Based on your examples below, there is an example coming to my mind that is a
little
tricky:
A:
constexpr int len = 20;
struct s {
int len;
int *buf __attribute__ ((counted_by (len))); // this continues to be member
‘len’, not global ‘len'
};
B:
constexpr int len = 20;
struct s {
int len;
int *buf __attribute__ ((counted_by (len+0))); //this is an expression , ‘len'
refers to the global;
};
When the parser is parsing the first identifier “len” inside the counted_by
attribute, it cannot decide
which syntax to use yet, it must look ahead at least one more word to decide,
is this okay for the
current C parser?
Thanks.
Qing
> On Apr 4, 2025, at 09:21, Michael Matz <[email protected]> wrote:
>
> Hello,
>
> On Fri, 4 Apr 2025, Bill Wendling wrote:
>
>>>> I don’t have strong preference here. As mentioned by Jacub in a
>>>> previous email, these two syntaxes can be distinguished by the number
>>>> of arguments of the attribute.
>>>>
>>>> So for GCC, there should be no issue with either old name of a new name.

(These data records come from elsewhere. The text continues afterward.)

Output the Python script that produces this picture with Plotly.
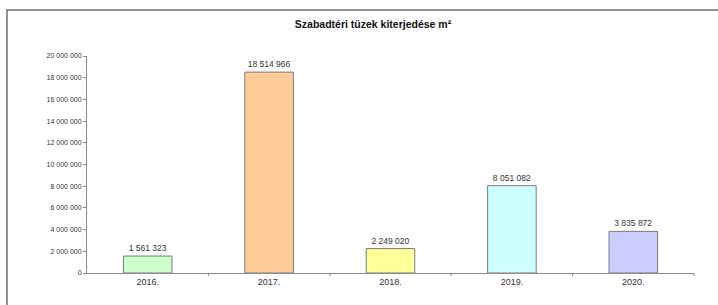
import plotly.graph_objects as go

categories = ["2016.", "2017.", "2018.", "2019.", "2020."]
values = [1561323, 18514966, 2249020, 8051082, 3835872]
value_labels = ["1 561 323", "18 514 966", "2 249 020", "8 051 082", "3 835 872"]
bar_colors = ["#CCFFCC", "#FFCC99", "#FFFF99", "#CCFFFF", "#CCCCFF"]
tick_vals = list(range(0, 20000001, 2000000))
tick_text = ["0"] + [f"{v:,}".replace(",", " ") for v in tick_vals[1:]]

L, R, T, B = 87, 24, 56, 32
W, H = 718, 305
pw, ph = W - L - R, H - T - B
FONT = "Arial, Liberation Sans, sans-serif"

fig = go.Figure(go.Bar(
    x=categories, y=values,
    marker=dict(color=bar_colors, line=dict(color="#7a7a7a", width=1)),
    width=0.4,
    text=value_labels, textposition="outside",
    textfont=dict(family=FONT, size=8.5, color="#333"),
    cliponaxis=False,
    hoverinfo="skip",
))

fig.update_layout(
    width=W, height=H,
    margin=dict(l=L, r=R, t=T, b=B),
    paper_bgcolor="white", plot_bgcolor="white",
    showlegend=False,
    title=dict(text="<b>Szabadtéri tüzek kiterjedése m²</b>",
               x=373 / W, xanchor="center", y=1 - 24 / H, yanchor="middle",
               font=dict(family=FONT, size=10.5, color="#111")),
    xaxis=dict(showline=True, linecolor="#8a8a8a", linewidth=1,
               ticks="", showgrid=False,
               tickfont=dict(family=FONT, size=9, color="#333")),
    yaxis=dict(range=[0, 20000000], tickvals=tick_vals, ticktext=tick_text,
               showline=True, linecolor="#8a8a8a", linewidth=1,
               ticks="outside", ticklen=3, tickcolor="#8a8a8a",
               showgrid=False, zeroline=False,
               tickfont=dict(family=FONT, size=7, color="#333")),
)

# category divider ticks on x axis
for i in range(1, 6):
    xp = i / 5
    fig.add_shape(type="line", xref="paper", yref="paper",
                  x0=xp, x1=xp, y0=0, y1=-3 / ph,
                  line=dict(color="#8a8a8a", width=1))

# outer chart border
fig.add_shape(type="rect", xref="paper", yref="paper",
              x0=(7 - L) / pw, x1=(W + 5 - L) / pw,
              y0=-(H + 5 - (H - B)) / ph, y1=1 + (T - 10) / ph,
              line=dict(color="#6e6e6e", width=1.5), fillcolor="rgba(0,0,0,0)")

fig.write_html("out.html", config={"displayModeBar": False},
               post_script="document.body.style.margin='0';document.body.style.overflow='hidden';")
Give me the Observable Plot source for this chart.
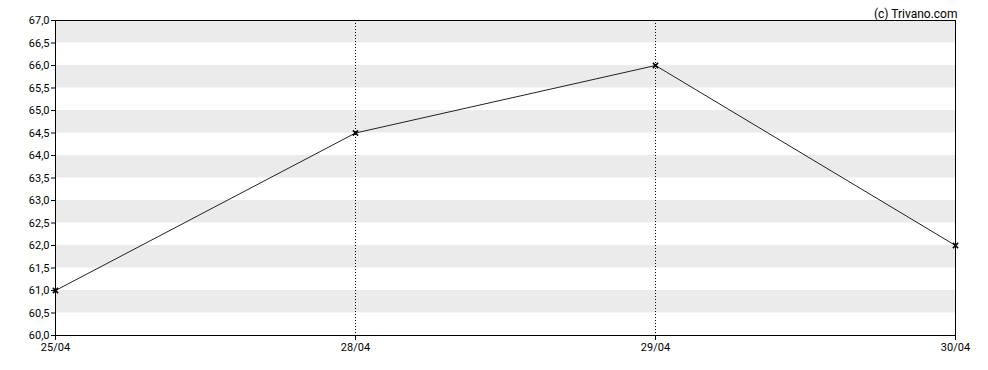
<!DOCTYPE html>
<html>
<head>
<meta charset="utf-8">
<script src="https://cdn.jsdelivr.net/npm/d3@7"></script>
<script src="https://cdn.jsdelivr.net/npm/@observablehq/plot@0.6"></script>
<style>
  html, body { margin: 0; padding: 0; background: #fff; }
  svg { display: block; }
</style>
</head>
<body>
<div id="chart"></div>
<script>
const dates = ["25/04", "28/04", "29/04", "30/04"];
const values = [61.0, 64.5, 66.0, 62.0];
const yTicks = [60.0, 60.5, 61.0, 61.5, 62.0, 62.5, 63.0, 63.5, 64.0, 64.5, 65.0, 65.5, 66.0, 66.5, 67.0];
const bandLows = [60.5, 61.5, 62.5, 63.5, 64.5, 65.5, 66.5];
const gridDates = ["28/04", "29/04"];
const credit = "(c) Trivano.com";

const data = dates.map((d, i) => ({date: d, value: values[i]}));
const bands = bandLows.map(lo => ({lo, hi: lo + 0.5}));
const fmt = v => v.toFixed(1).replace(".", ",");

const chart = Plot.plot({
  width: 988,
  height: 370,
  marginLeft: 55,
  marginRight: 33,
  marginTop: 20,
  marginBottom: 35,
  style: {fontFamily: "Roboto, sans-serif", fontSize: "11px", color: "#000", background: "#fff"},
  x: {type: "point", domain: dates, padding: 0, label: null},
  y: {domain: [60, 67], label: null},
  marks: [
    Plot.rect(bands, {y1: "lo", y2: "hi", fill: "#ebebeb"}),
    Plot.ruleX(gridDates, {stroke: "#000", strokeDasharray: "1,2", strokeWidth: 1}),
    Plot.axisY(yTicks, {tickFormat: fmt, tickSize: 4, tickPadding: 2, fontSize: 11}),
    Plot.axisX(dates, {tickSize: 5, tickPadding: 3, fontSize: 11}),
    Plot.frame({stroke: "#000"}),
    Plot.line(data, {x: "date", y: "value", stroke: "#222", strokeWidth: 1}),
    Plot.dot(data, {x: "date", y: "value", symbol: "times", r: 2.5, stroke: "#000", strokeWidth: 1.5}),
    Plot.text([credit], {frameAnchor: "top-right", text: d => d, dy: -11, dx: 2, textAnchor: "end", fontSize: 12, fill: "#000"})
  ]
});
document.getElementById("chart").appendChild(chart);
</script>
</body>
</html>
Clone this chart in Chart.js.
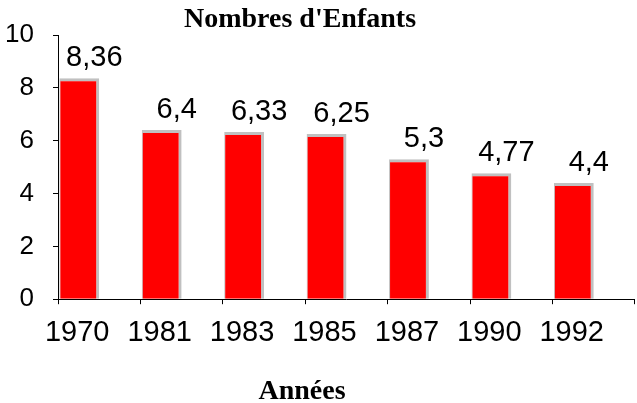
<!DOCTYPE html>
<html lang="fr">

<head>
    <meta charset="UTF-8">
    <title>Nombres d'Enfants</title>
    <style>
        body {
            margin: 0;
            padding: 0;
            background: #fff;
        }

        .chart-container {
            width: 637px;
            height: 403px;
        }
    </style>
</head>

<body>
    <div class="chart-container">
        <canvas id="enfantsChart" width="637" height="403"></canvas>
    </div>

    <script src="https://cdn.jsdelivr.net/npm/chart.js"></script>
    <script>
        const annees = ["1970", "1981", "1983", "1985", "1987", "1990", "1992"];
        const enfants = [8.36, 6.4, 6.33, 6.25, 5.3, 4.77, 4.4];
        const yTicks = [0, 2, 4, 6, 8, 10];
        const titre = "Nombres d'Enfants";
        const titreAxe = "Années";

        // value labels above the bars, French decimal comma
        const valueLabels = {
            id: "valueLabels",
            afterDatasetsDraw(chart) {
                const ctx = chart.ctx;
                const meta = chart.getDatasetMeta(0);
                ctx.save();
                ctx.font = "29px 'Liberation Sans', Arial, sans-serif";
                ctx.fillStyle = "#000";
                ctx.textAlign = "center";
                ctx.textBaseline = "alphabetic";
                meta.data.forEach((bar, i) => {
                    const txt = String(enfants[i]).replace(".", ",");
                    ctx.fillText(txt, bar.x + 15, bar.y - 12);
                });
                ctx.restore();
            }
        };

        // both titles sit a bit left of the canvas centre in the original
        const titles = {
            id: "titles",
            afterDraw(chart) {
                const ctx = chart.ctx;
                ctx.save();
                ctx.font = "bold 28px 'Liberation Serif', 'Times New Roman', serif";
                ctx.fillStyle = "#000";
                ctx.textAlign = "center";
                ctx.textBaseline = "alphabetic";
                ctx.fillText(titre, 300, 27);
                ctx.fillText(titreAxe, 302, 399);
                ctx.restore();
            }
        };

        const ctx = document.getElementById("enfantsChart").getContext("2d");
        new Chart(ctx, {
            type: "bar",
            data: {
                labels: annees,
                datasets: [{
                    label: titre,
                    data: enfants,
                    backgroundColor: "#ff0000",
                    borderColor: "#c0c0c0",
                    borderWidth: { top: 3, right: 3, bottom: 0, left: 1 },
                    borderSkipped: false,
                    categoryPercentage: 0.967,
                    barPercentage: 1
                },
                {
                    // empty second series: keeps the bars on the left half of each category
                    label: "",
                    data: [],
                    categoryPercentage: 0.967,
                    barPercentage: 1
                }]
            },
            options: {
                responsive: false,
                animation: false,
                layout: {
                    padding: { top: 35, right: 0, bottom: 42, left: 5 }
                },
                plugins: {
                    legend: { display: false },
                    title: { display: false },
                    tooltip: { enabled: false }
                },
                scales: {
                    x: {
                        offset: true,
                        grid: {
                            offset: true,
                            drawOnChartArea: false,
                            tickLength: 5,
                            color: "#000"
                        },
                        border: { color: "#000", width: 1 },
                        ticks: {
                            color: "#000",
                            padding: 11,
                            labelOffset: -22,
                            maxRotation: 0,
                            font: { family: "'Liberation Sans', Arial, sans-serif", size: 29 }
                        }
                    },
                    y: {
                        min: 0,
                        max: 10,
                        afterBuildTicks: (scale) => {
                            scale.ticks = yTicks.map((v) => ({ value: v }));
                        },
                        afterFit: (scale) => {
                            scale.width = 53;
                        },
                        grid: {
                            drawOnChartArea: false,
                            tickLength: 5,
                            color: "#000"
                        },
                        border: { color: "#000", width: 1 },
                        ticks: {
                            color: "#000",
                            padding: 19,
                            font: { family: "'Liberation Sans', Arial, sans-serif", size: 26 }
                        }
                    }
                }
            },
            plugins: [valueLabels, titles]
        });
    </script>
</body>

</html>
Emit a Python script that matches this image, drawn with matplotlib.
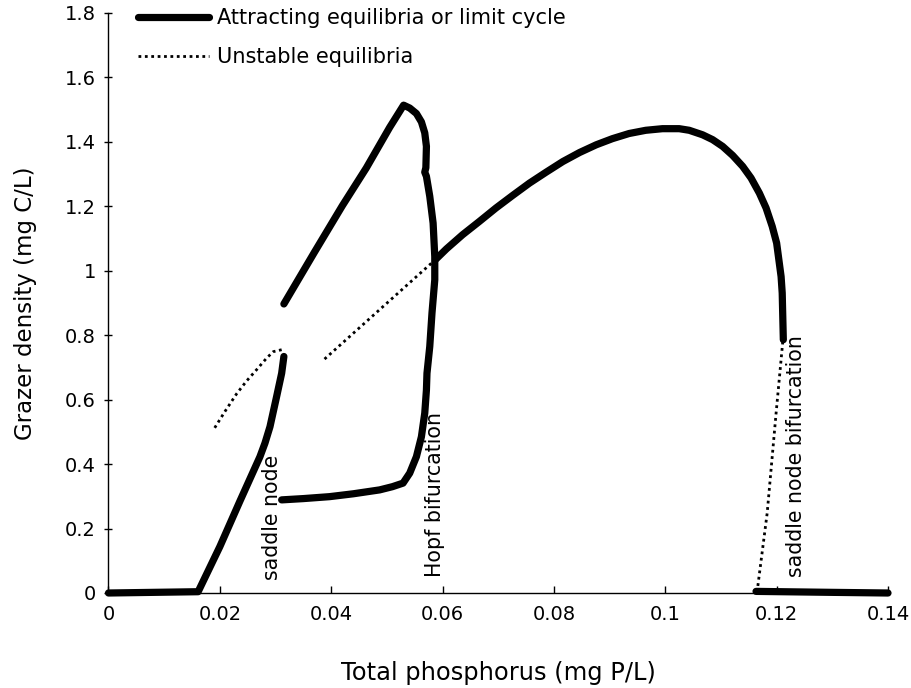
import matplotlib
matplotlib.use('Agg')
import matplotlib.pyplot as plt
from matplotlib.lines import Line2D

# ---- data ----
low_stable_x = [0.0, 0.0080, 0.0161, 0.0200, 0.0236, 0.0272, 0.0281, 0.0290, 0.0302, 0.0311, 0.0315]
low_stable_y = [0.0, 0.002, 0.004, 0.144, 0.285, 0.423, 0.465, 0.516, 0.610, 0.682, 0.734]

low_unstable_x = [0.0311, 0.0296, 0.0284, 0.0266, 0.0248, 0.0230, 0.0209, 0.0188]
low_unstable_y = [0.755, 0.749, 0.729, 0.693, 0.658, 0.618, 0.563, 0.505]

cycle_x = [0.0315, 0.0370, 0.0420, 0.0463, 0.0505, 0.0530, 0.0541, 0.0553, 0.0562,
           0.0568, 0.0571, 0.0570, 0.0568, 0.0571, 0.0577, 0.0583, 0.0586, 0.0586,
           0.0581, 0.0577, 0.0572, 0.0571, 0.0568, 0.0562, 0.0553, 0.0541, 0.0529,
           0.0510, 0.0487, 0.0440, 0.0397, 0.0350, 0.0311]
cycle_y = [0.897, 1.058, 1.202, 1.319, 1.445, 1.514, 1.505, 1.488, 1.462,
           1.428, 1.386, 1.320, 1.306, 1.293, 1.231, 1.148, 1.044, 0.972,
           0.869, 0.765, 0.682, 0.630, 0.558, 0.485, 0.423, 0.372, 0.341,
           0.330, 0.320, 0.308, 0.299, 0.293, 0.289]

mid_unstable_x = [0.0388, 0.0588]
mid_unstable_y = [0.726, 1.036]

hump_x = [0.0588, 0.0607, 0.0636, 0.0666, 0.0696, 0.0726, 0.0756, 0.0786, 0.0816,
          0.0846, 0.0876, 0.0905, 0.0935, 0.0965, 0.0995, 0.1025, 0.1043, 0.1067,
          0.1085, 0.1103, 0.1121, 0.1139, 0.1154, 0.1169, 0.1181, 0.1192, 0.1200,
          0.1204, 0.1208, 0.1210, 0.1211, 0.1212]
hump_y = [1.036, 1.068, 1.112, 1.153, 1.195, 1.234, 1.272, 1.306, 1.339,
          1.367, 1.391, 1.410, 1.426, 1.436, 1.441, 1.441, 1.436, 1.422,
          1.407, 1.386, 1.358, 1.324, 1.288, 1.241, 1.195, 1.138, 1.086,
          1.034, 0.982, 0.931, 0.858, 0.786]

high_unstable_x = [0.1211, 0.1199, 0.1183, 0.1165]
high_unstable_y = [0.780, 0.558, 0.248, 0.005]

high_stable_x = [0.1163, 0.1300, 0.1400]
high_stable_y = [0.005, 0.002, 0.0]

x_ticks = [0, 0.02, 0.04, 0.06, 0.08, 0.1, 0.12, 0.14]
x_ticklabels = ['0', '0.02', '0.04', '0.06', '0.08', '0.1', '0.12', '0.14']
y_ticks = [0, 0.2, 0.4, 0.6, 0.8, 1.0, 1.2, 1.4, 1.6, 1.8]
y_ticklabels = ['0', '0.2', '0.4', '0.6', '0.8', '1', '1.2', '1.4', '1.6', '1.8']

annotations = [("saddle node", 0.0293, 0.04),
               ("Hopf bifurcation", 0.0586, 0.05),
               ("saddle node bifurcation", 0.1234, 0.05)]

legend_labels = ["Attracting equilibria or limit cycle", "Unstable equilibria"]

# ---- plotting ----
plt.rcParams['font.family'] = ['DejaVu Sans']
W, H = 912, 688
fig = plt.figure(figsize=(W / 100, H / 100), dpi=100)
ax = fig.add_axes([108.5 / W, 1 - 593 / H, (888 - 108.5) / W, (593 - 13) / H])

thick = dict(color='black', lw=5.2, solid_capstyle='round', solid_joinstyle='round',
             clip_on=False, zorder=3)
dotted = dict(color='black', lw=2.0, linestyle=(0, (1, 1.3)), clip_on=False, zorder=2)

ax.plot(low_stable_x, low_stable_y, **thick)
ax.plot(cycle_x, cycle_y, **thick)
ax.plot(hump_x, hump_y, **thick)
ax.plot(high_stable_x, high_stable_y, **thick)
ax.plot(low_unstable_x, low_unstable_y, **dotted)
ax.plot(mid_unstable_x, mid_unstable_y, **dotted)
ax.plot(high_unstable_x, high_unstable_y, **dotted)

for txt, x, y in annotations:
    ax.text(x, y, txt, rotation=90, ha='center', va='bottom', fontsize=14.8)

ax.set_xlim(0, 0.14)
ax.set_ylim(0, 1.8)
ax.set_xticks(x_ticks)
ax.set_xticklabels(x_ticklabels)
ax.set_yticks(y_ticks)
ax.set_yticklabels(y_ticklabels)
ax.tick_params(axis='x', direction='in', length=5, width=1, labelsize=14, pad=9)
ax.tick_params(axis='y', direction='inout', length=6, width=1, labelsize=14, pad=6)
for s in ['top', 'right']:
    ax.spines[s].set_visible(False)
for s in ['left', 'bottom']:
    ax.spines[s].set_linewidth(1.0)

ax.set_xlabel("Total phosphorus (mg P/L)", fontsize=17.4, labelpad=26)
ax.set_ylabel("Grazer density (mg C/L)", fontsize=16.5, labelpad=20)

handles = [Line2D([], [], color='black', lw=5.2, solid_capstyle='round'),
           Line2D([], [], color='black', lw=2.0, linestyle=(0, (1, 1.3)))]
fig.legend(handles, legend_labels, loc='upper left',
           bbox_to_anchor=(138 / W, 1 - 8 / H), bbox_transform=fig.transFigure,
           frameon=False, fontsize=15, handlelength=3.4, handletextpad=0.4,
           labelspacing=0.92, borderpad=0, borderaxespad=0)

fig.savefig('out.png', dpi=100)
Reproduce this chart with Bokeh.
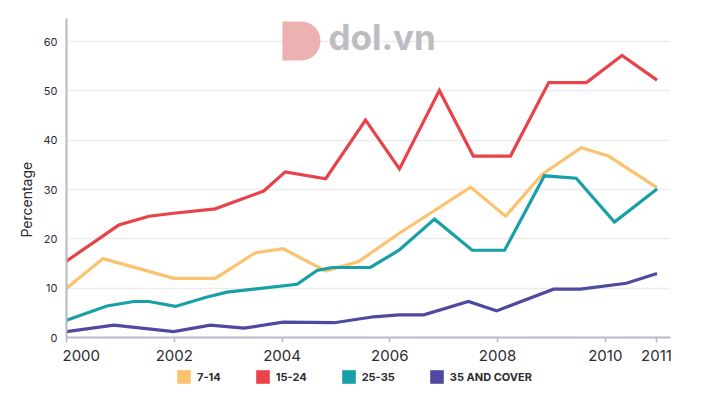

>>>> However, I am not sure about CLANG. (Considering the complication with
>>>> APPLE’s implementation)
>>
>> I also don't have a strong opinion on whether we should add new
>> '*_expr' attributes. It's pretty easy to determine a single identifier
>> from a more complex expression, so it's probably okay to use the
>> current name. (I think that's what Apple has been doing internally.)
>
> Differentiating 'identifier' from 'decl' is easy (is first token a type?
> -> decl), but 'lone-ident' from 'assignment-expression' requires some
> look-ahead. It also always introduces the fun with useless
> parentheses: is "(a)" a lone identifier or not? (Normally it's not).
>
> So, your current proposal (lone-ident or declaration) is good, from a
> parsing perspective. But anything that somewhat merges lone-ident and
> anything in the general assignment-expression syntax tree requires head
> scratching, depending on parser implementation.
>
>> My initial thought is that you'd have something like this:
>>
>> struct Y {
>> int n;
>> };
>>
>> struct Z {
>> int *ints __attrbiute__((counted_by(struct Y y; y.n)));
>> struct Y y;
>> };
>>
>> And it should "just work." I'm not sure if there's an issue with this
>> though.
>
> I think it would just work in your proposal, yes. What about the typical
> expr-vs-decl woes:
>
> typedef int TY;
> struct Z {
> int TY;
> int *ints __attribute__((counted_by(TY))); // type or lone-ident?
> };
>
> when the parser sees the 'TY' token in counted_by (without consuming it):
> does it go your first (lone-ident) or your second (decl) branch? (Of
> course the second would lead to a syntax error, but we don't know yet,
> we've seen the TY token and know that it could refer to a type).
>
> The normal thing a parser would do is to go the second route (and lead to
> syntax error). It shouldn't go the first route (lone-ident), as otherwise
> you again have a confusion with:
>
> typedef int TY;
> struct Z1 {
> int *ints __attribute__((counted_by(TY))); // can only be type
> int TY;
> };
>
> which clearly is a syntax error. (Trying to avoid going the decl route
> would also need another look-ahead)
>
> Anyway, I think your current proposal as-is (lone-ident | decl+expression)
> is workable.
>
>
> Ciao,
> Michael.